▸ **YOUR OBJECTIVE**:
In the entries below, count every line with the word "this". Return only the count.

▸ **SUPPLIED MATERIAL**:
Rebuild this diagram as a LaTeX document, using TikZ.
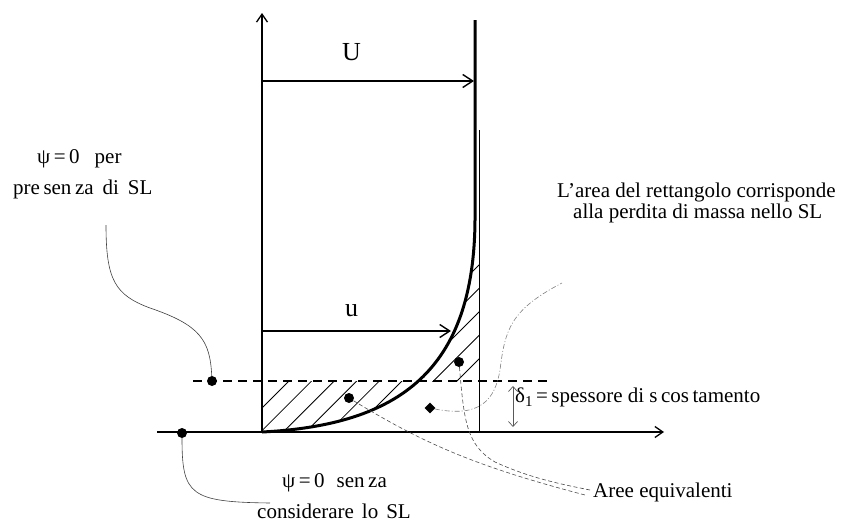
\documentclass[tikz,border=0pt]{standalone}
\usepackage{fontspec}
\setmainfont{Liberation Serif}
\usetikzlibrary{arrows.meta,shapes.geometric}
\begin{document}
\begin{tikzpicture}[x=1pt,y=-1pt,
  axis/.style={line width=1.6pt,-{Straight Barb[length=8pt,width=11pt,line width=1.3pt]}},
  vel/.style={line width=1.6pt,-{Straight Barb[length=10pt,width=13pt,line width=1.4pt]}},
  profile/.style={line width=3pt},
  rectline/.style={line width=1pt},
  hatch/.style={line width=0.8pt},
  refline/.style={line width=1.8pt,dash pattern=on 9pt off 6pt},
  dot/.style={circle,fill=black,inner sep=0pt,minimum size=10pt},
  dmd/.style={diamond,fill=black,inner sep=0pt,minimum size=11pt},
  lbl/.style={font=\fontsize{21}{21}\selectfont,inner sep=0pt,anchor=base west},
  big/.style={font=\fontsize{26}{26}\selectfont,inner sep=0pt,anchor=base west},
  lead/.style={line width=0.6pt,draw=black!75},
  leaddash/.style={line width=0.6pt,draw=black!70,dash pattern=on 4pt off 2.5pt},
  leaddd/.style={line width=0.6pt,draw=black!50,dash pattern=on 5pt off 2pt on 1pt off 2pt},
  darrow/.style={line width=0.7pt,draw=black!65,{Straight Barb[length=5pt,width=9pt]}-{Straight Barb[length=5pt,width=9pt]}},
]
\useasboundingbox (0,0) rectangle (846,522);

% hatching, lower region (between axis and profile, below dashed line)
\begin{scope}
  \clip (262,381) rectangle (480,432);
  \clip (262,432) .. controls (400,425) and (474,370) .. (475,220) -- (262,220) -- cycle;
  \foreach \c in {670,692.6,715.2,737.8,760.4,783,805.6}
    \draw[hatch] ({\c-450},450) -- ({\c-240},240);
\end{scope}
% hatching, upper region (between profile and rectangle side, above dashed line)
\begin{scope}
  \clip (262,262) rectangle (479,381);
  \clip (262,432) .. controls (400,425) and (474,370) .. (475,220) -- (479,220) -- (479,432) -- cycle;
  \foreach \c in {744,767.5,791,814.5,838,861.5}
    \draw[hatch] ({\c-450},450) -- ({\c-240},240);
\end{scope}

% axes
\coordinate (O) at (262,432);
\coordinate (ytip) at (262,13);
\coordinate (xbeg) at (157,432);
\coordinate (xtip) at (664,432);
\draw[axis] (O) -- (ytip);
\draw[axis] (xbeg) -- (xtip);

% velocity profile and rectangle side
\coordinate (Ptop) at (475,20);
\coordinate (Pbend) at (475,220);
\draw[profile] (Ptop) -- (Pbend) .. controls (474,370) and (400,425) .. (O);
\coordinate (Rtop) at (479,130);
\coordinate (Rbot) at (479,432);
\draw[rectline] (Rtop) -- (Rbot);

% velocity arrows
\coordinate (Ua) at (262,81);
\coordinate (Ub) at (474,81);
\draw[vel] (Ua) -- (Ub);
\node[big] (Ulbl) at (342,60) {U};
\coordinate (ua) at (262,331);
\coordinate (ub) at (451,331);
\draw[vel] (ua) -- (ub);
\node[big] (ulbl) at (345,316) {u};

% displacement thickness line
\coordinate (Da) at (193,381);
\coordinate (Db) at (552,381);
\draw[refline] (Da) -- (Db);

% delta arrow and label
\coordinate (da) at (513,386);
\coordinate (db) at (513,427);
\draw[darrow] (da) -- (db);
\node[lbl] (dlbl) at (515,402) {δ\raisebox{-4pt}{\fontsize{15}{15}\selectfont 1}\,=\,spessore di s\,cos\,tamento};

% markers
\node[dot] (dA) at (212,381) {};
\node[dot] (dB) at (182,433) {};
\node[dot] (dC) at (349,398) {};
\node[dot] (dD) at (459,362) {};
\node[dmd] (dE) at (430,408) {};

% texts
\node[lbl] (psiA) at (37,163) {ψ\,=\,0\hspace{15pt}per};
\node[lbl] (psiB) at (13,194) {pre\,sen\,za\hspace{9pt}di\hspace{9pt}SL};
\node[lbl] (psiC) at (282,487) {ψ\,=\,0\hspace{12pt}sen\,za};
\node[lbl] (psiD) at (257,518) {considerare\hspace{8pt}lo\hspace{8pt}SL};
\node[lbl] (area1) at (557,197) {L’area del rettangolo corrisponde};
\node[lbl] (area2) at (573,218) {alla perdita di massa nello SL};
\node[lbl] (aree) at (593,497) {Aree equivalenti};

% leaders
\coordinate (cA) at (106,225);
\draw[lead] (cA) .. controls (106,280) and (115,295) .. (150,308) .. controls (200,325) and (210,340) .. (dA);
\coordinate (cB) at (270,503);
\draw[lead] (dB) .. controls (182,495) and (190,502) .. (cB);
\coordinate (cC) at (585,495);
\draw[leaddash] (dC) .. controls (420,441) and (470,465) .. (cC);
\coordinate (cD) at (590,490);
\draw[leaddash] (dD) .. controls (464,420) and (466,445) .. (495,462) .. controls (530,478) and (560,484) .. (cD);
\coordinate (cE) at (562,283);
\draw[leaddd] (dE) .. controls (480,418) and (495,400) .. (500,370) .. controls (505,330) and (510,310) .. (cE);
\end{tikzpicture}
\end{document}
---
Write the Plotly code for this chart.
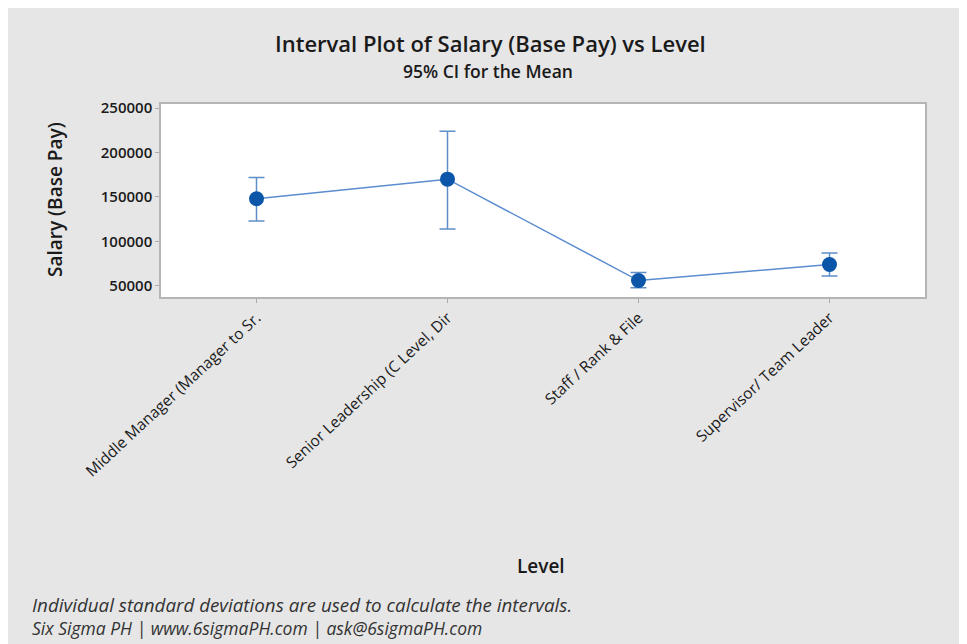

▸ **RESPONSE**:
2